As to the scope of Blonde, don’t expect a Lincoln-like sliver of the troubled star’s life. ‘It’s about her whole life,’ Dominik said, definitively. ‘It starts when she’s seven and it ends when she dies.’ Dominik acknowledged that it will be based on the Pulitzer Prize and National Book Award nominated novel by Joyce Carol Oates, then clarified his approach to the material. ‘It’s sort of a Polanski descent-into-madness-type movie,’ Dominik explained. ‘It’s about this orphan girl who gets lost in the woods.’

Those comments echo his earlier description of the movie as an ’emotional nightmare fairy tale,’ and Dominik sounds genuinely excited about the project. ‘I love it,’ he said. ‘It’s my dream project and I’ve been working on it for years and years and years.’

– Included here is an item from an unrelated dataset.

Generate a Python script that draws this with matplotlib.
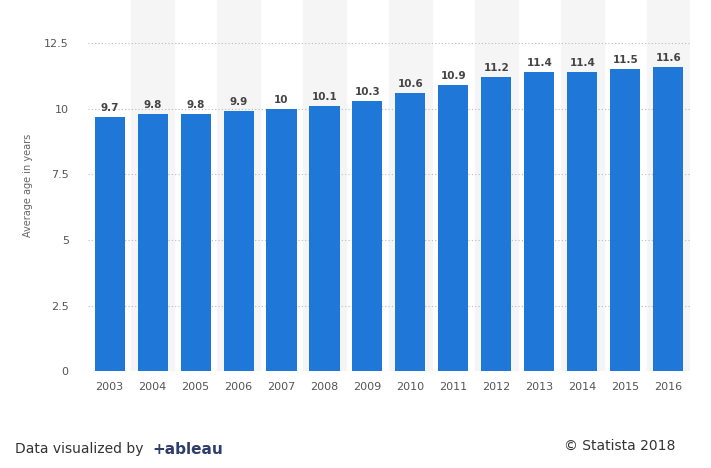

When we asked Dominik if he was going to push, visually, into the realm of what-is-reality-what-is-fantasy, Dominik said yes. ‘It’s very pseudo-Freudian,’ he said. ‘The lines between fantasy and reality become very blurred in the story.’ About when the film will actually shoot, Dominik optimistically says, ‘I’d like to do it next year.’ He says he hasn’t hired a cinematographer yet, but that Naomi Watts — who was attached early on, but over the summer seemed like she might have to bow out — is still on board, although, as he said, ‘Anything can happen.’

We wondered though, if he has another project ready to go, should Blonde face another delay). Dominik says no. ‘It’s pretty much all about Marilyn at the moment,’ he said.”

‘White Rose’ and Other Stories

Black Dahlia & White Rose, a new short story collection by Joyce Carol Oates, will be published next month. The title story imagines an encounter between Elizabeth Short – the young woman murdered in Los Angeles in 1947, and known as The Black Dahlia – and a young Marilyn. It first appeared in a 2011 e-anthology, LA Noire, and you can read the story here. (My review is here.)

Oates, author of the Marilyn-inspired novel, Blonde, spoke to the New York Times about her latest publication.

“The title story in your new collection, Black Dahlia & White Rose, was first published in conjunction with a bloody video game, L.A. Noire, which was noted for its narrative sophistication. Did you get a chance to play it?

No, but it sounds very imaginative and interesting, like you’re in a waking dream. I just don’t have the apparatus to see it. But we were all — the creators of the video game and I — inspired by the idea of Los Angeles in a certain period of time.

The ‘Black Dahlia’ here refers to Elizabeth Short, an aspiring actress who was gruesomely murdered in Los Angeles in 1947.

Yes, and if you’re interested in hard-boiled mystery, the Black Dahlia is like the Virgin Mary.

She was mutilated, her body cut in half. In your story, you assume her voice from beyond the grave.

Well, I’m very interested in voices. I also had my novel Blonde about Norma Jeane Baker, who becomes Marilyn Monroe, narrated by the posthumous Norma Jeane Baker.

Marilyn is also in this story; you imagine her as the Black Dahlia’s roommate. There have already been eight new books about Monroe just this year. Why do you think she endures?

After having had a high-profile but not necessarily successful career and then a disastrous ending, she became what we might call ‘iconic’, a sort of awkward word that means that people relate to the icon without any historical sense or intellectual comprehension of what it means.”